At the cross, we see that God never bends one part of His character to satisfy the other. He is perfectly whole. When we embrace this reality, our doubts about His nature dissolve. The cross answers every question about who He is.


Key Truth: The cross proves once for all that God is both loving and holy, just and merciful.


The Call to Respond
Embracing the God who is both loving and holy is not just an idea—it requires a response. It means bowing before Him in humility, receiving His mercy, and walking in His holiness. It means letting go of our preferences and letting Him define who He is.
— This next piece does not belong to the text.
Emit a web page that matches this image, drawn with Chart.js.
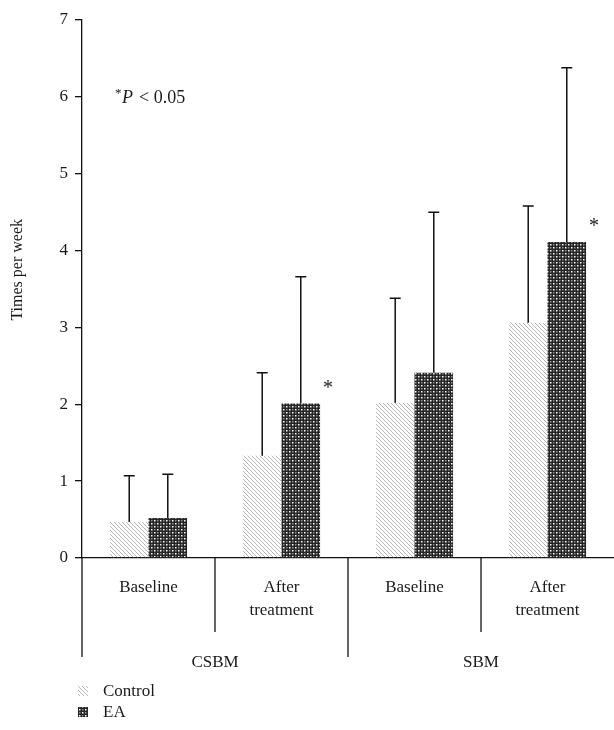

Joshua 24:15 captures the heart of the choice: “Choose for yourselves this day whom you will serve.” Will we serve a God of our own making, trimmed down to comfort us? Or will we serve the true God who is both holy and loving?


Closing Summary
The quandary has never been about God changing—it has always been about us seeing Him fully. He has always been holy. He has always been loving. He has always been just and merciful at once.

When we embrace Him in His fullness, our faith deepens, our worship expands, and our peace grows secure. Instead of shrinking God to our preferences, we expand our hearts to match His greatness. This is where true understanding and lasting joy are found.


Key Truth: True peace comes when we worship God as He is—both loving and holy, both merciful and just.